Sebentar lagi bulan suci Ramadhan hadir. Bulan latihan diri untuk bertahan dalam petunjuk yang benar; bertahan dalam pelatihan praktis yang nyata, dan bertahan dalam pengelolaan jiwa yang terasa. Di bulan ini Al-Qur’an sebagai petunjuk manusia diturunkan, memberi peta jalan hidup kepada manusia, tentang mana yang harus dilalui dan mana yang tidak boleh dilalui.
Dengan begitu banyak kemuliaannya, sudah sepantasnya kita menyambut bulan suci Ramadhan dengan penuh suka cita, sembari memanjatkan doa, melantunkan harapan, dan mengucapkan “selamat datang”. Ya, mengucapkan “marhaban ya Ramadhan” (selamat datang bulan Ramadhan). Tentu, ucapan selamat datang akan kurang terserap hati jika tidak dibarengi doa.
Imam Abul Qasim Sulaiman bin Ahmad ath-Thabrani (w. 360 H) membuat bab khusus dalam Kitâb al-Duâ’ tentang hal ini.
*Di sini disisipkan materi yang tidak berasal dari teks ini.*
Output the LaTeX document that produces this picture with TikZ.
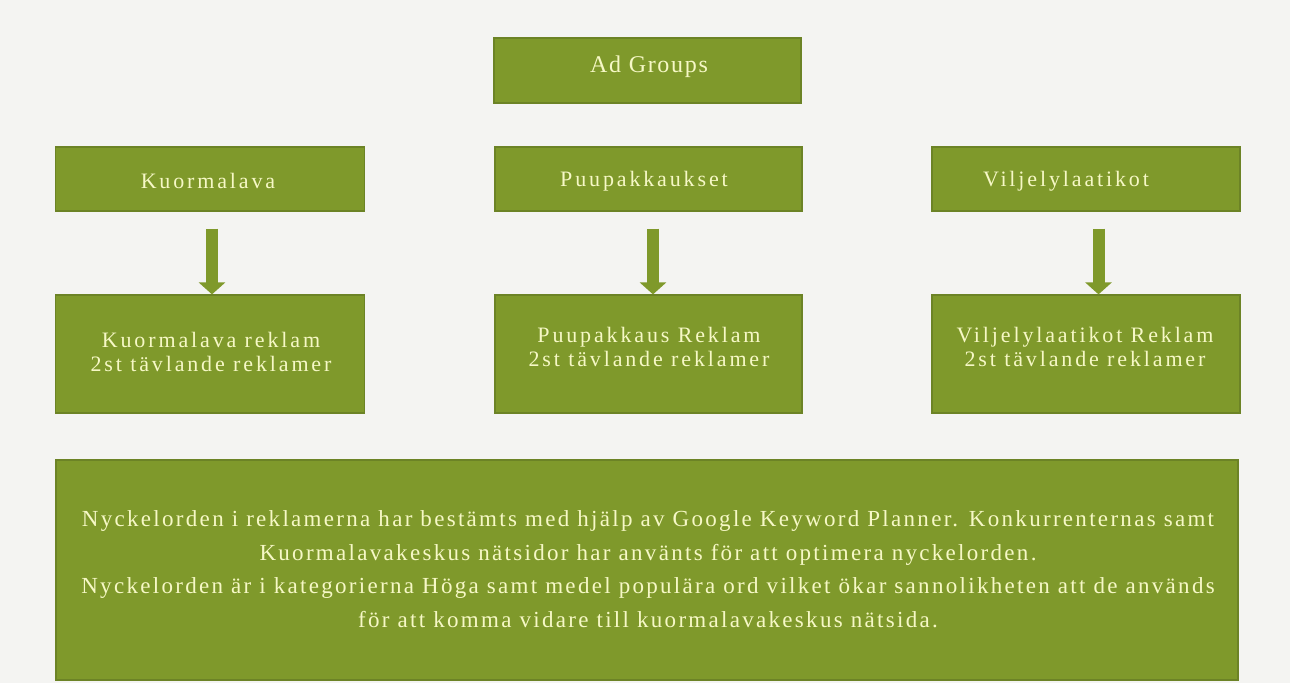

Nama babnya adalah al-Qaul ‘Inda Dukhûl Ramadlân (doa/ucapan yang [dibaca] saat memasuki bulan Ramadhan). Berikut doa-doa yang dikumpulkan oleh Imam ath-Thabrani:
Pertama, doa yang diriwayatkan Sayyidina ‘Ubadah bin al-Shamith (34 H). Dalam hadits tersebut Rasulullah mengajarkan doa atau kalimat yang dibaca saat Ramadhan datang. Berikut riwayatnya (sanadnya hasan):
عن عبادة بن الصامت رضي الله عنه, قال: كان رسول الله صلي الله عليه وسلم يعلمنا هؤلاء الكلمات إذا جاء رمضان أن يقول أحدنا: أللهمَّ سَلِّمْنِي مِنْ رَمَضَانَ، وَسَلِّمْ رَمَضَانَ لِي، وَتَسَلَّمْهُ مِنِّي مُتَقَبَّلًا
“Dari ‘Ubadah bin al-Shamith radhiyallahu ‘anhu, ia berkata: “Rasulullah shallallahu ‘alaihi wasallam mengajari kami bacaan berikut ini untuk dibaca oleh salah satu dari kami saat Ramadhan datang: “Allahumma salimnî min ramadlâna wa sallim ramadlâna lî wa tasallamhu minnî mutaqabbalan” (Ya Allah, sampaikan aku [dengan selamat menuju bulan] Ramadhan. Sampaikanlah Ramadhan kepadaku, dan terimalah [amal-amal]ku [di bulan] Ramadhan.” (Imam Abul Qasim Sulaiman bin Ahmad ath-Thabrani, Kitâb al-Du’â’, Kairo: Dar al-Hadits, 2007, hlm. 311)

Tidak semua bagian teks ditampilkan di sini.